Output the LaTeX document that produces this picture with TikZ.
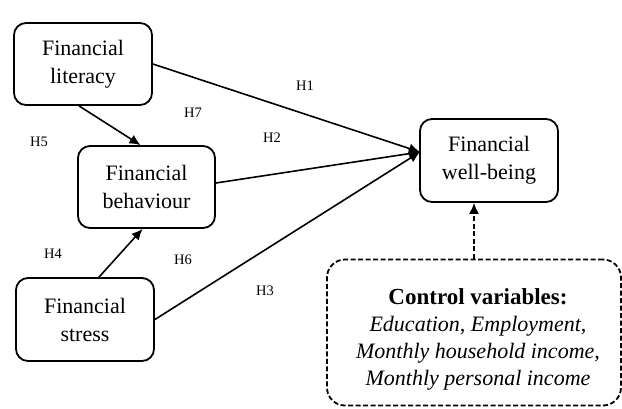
\documentclass[tikz,border=0pt]{standalone}
\usepackage{fontspec}
\setmainfont{Liberation Serif}
\usetikzlibrary{arrows.meta,calc}
\begin{document}
\begin{tikzpicture}[x=1pt,y=-1pt,
  box/.style={draw,line width=1.8pt,rounded corners=12pt,align=center,inner sep=0pt,
    font=\fontsize{22}{28}\selectfont},
  arr/.style={line width=1.6pt,-{Latex[length=11pt,width=10pt]}},
  hlab/.style={font=\fontsize{14.5}{17}\selectfont,inner sep=0pt}]
\useasboundingbox (0,0) rectangle (622,408);
\node[box,minimum width=138pt,minimum height=82pt] (lit) at (83,64) {Financial\\literacy};
\node[box,minimum width=137pt,minimum height=82pt] (beh) at (146.5,187) {Financial\\behaviour};
\node[box,minimum width=138pt,minimum height=83pt] (str) at (85,319.5) {Financial\\stress};
\node[box,minimum width=138pt,minimum height=83pt] (wb) at (489,160.5) {Financial\\well-being};
\node[draw,line width=1.8pt,dash pattern=on 5pt off 2.5pt,rounded corners=18pt,
  minimum width=294pt,minimum height=146pt,inner sep=0pt] (ctrl) at (474,332.5) {};
\node[align=center,inner sep=0pt,font=\fontsize{22}{27}\selectfont] (ctxt) at (478,339)
  {{\fontsize{23}{27}\selectfont\textbf{Control variables:}}\\\textit{Education, Employment,}\\\textit{Monthly household income,}\\\textit{Monthly personal income}};
\coordinate (tip) at (420,152);
\draw[arr] (lit.east) -- (tip);
\draw[arr] ($(beh.east)+(0,-4)$) -- (tip);
\draw[arr] (str.east) -- (tip);
\draw[arr] ($(lit.south)+(-4,0)$) -- ($(beh.north)+(-6,0)$);
\draw[arr] ($(str.north)+(14,0)$) -- ($(beh.south)+(-4,0)$);
\draw[arr,dash pattern=on 5pt off 2.5pt] (ctrl.north) -- (ctrl.north |- wb.south);
\node[hlab] (h1) at (305,86) {H1};
\node[hlab] (h7) at (193,113) {H7};
\node[hlab] (h5) at (39,142) {H5};
\node[hlab] (h2) at (272,138) {H2};
\node[hlab] (h4) at (53,254) {H4};
\node[hlab] (h6) at (183,260) {H6};
\node[hlab] (h3) at (265,291) {H3};
\end{tikzpicture}
\end{document}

• _Description of the task_: Retype each line of the listing above word for word. Exclude the pictures.

• _Answer for this exercise_:
Output the LaTeX document that produces this picture with TikZ.
\documentclass[tikz,border=0pt]{standalone}
\usepackage{fontspec}
\setmainfont{Liberation Serif}
\usetikzlibrary{arrows.meta,calc}
\begin{document}
\begin{tikzpicture}[x=1pt,y=-1pt,
  box/.style={draw,line width=1.8pt,rounded corners=12pt,align=center,inner sep=0pt,
    font=\fontsize{22}{28}\selectfont},
  arr/.style={line width=1.6pt,-{Latex[length=11pt,width=10pt]}},
  hlab/.style={font=\fontsize{14.5}{17}\selectfont,inner sep=0pt}]
\useasboundingbox (0,0) rectangle (622,408);
\node[box,minimum width=138pt,minimum height=82pt] (lit) at (83,64) {Financial\\literacy};
\node[box,minimum width=137pt,minimum height=82pt] (beh) at (146.5,187) {Financial\\behaviour};
\node[box,minimum width=138pt,minimum height=83pt] (str) at (85,319.5) {Financial\\stress};
\node[box,minimum width=138pt,minimum height=83pt] (wb) at (489,160.5) {Financial\\well-being};
\node[draw,line width=1.8pt,dash pattern=on 5pt off 2.5pt,rounded corners=18pt,
  minimum width=294pt,minimum height=146pt,inner sep=0pt] (ctrl) at (474,332.5) {};
\node[align=center,inner sep=0pt,font=\fontsize{22}{27}\selectfont] (ctxt) at (478,339)
  {{\fontsize{23}{27}\selectfont\textbf{Control variables:}}\\\textit{Education, Employment,}\\\textit{Monthly household income,}\\\textit{Monthly personal income}};
\coordinate (tip) at (420,152);
\draw[arr] (lit.east) -- (tip);
\draw[arr] ($(beh.east)+(0,-4)$) -- (tip);
\draw[arr] (str.east) -- (tip);
\draw[arr] ($(lit.south)+(-4,0)$) -- ($(beh.north)+(-6,0)$);
\draw[arr] ($(str.north)+(14,0)$) -- ($(beh.south)+(-4,0)$);
\draw[arr,dash pattern=on 5pt off 2.5pt] (ctrl.north) -- (ctrl.north |- wb.south);
\node[hlab] (h1) at (305,86) {H1};
\node[hlab] (h7) at (193,113) {H7};
\node[hlab] (h5) at (39,142) {H5};
\node[hlab] (h2) at (272,138) {H2};
\node[hlab] (h4) at (53,254) {H4};
\node[hlab] (h6) at (183,260) {H6};
\node[hlab] (h3) at (265,291) {H3};
\end{tikzpicture}
\end{document}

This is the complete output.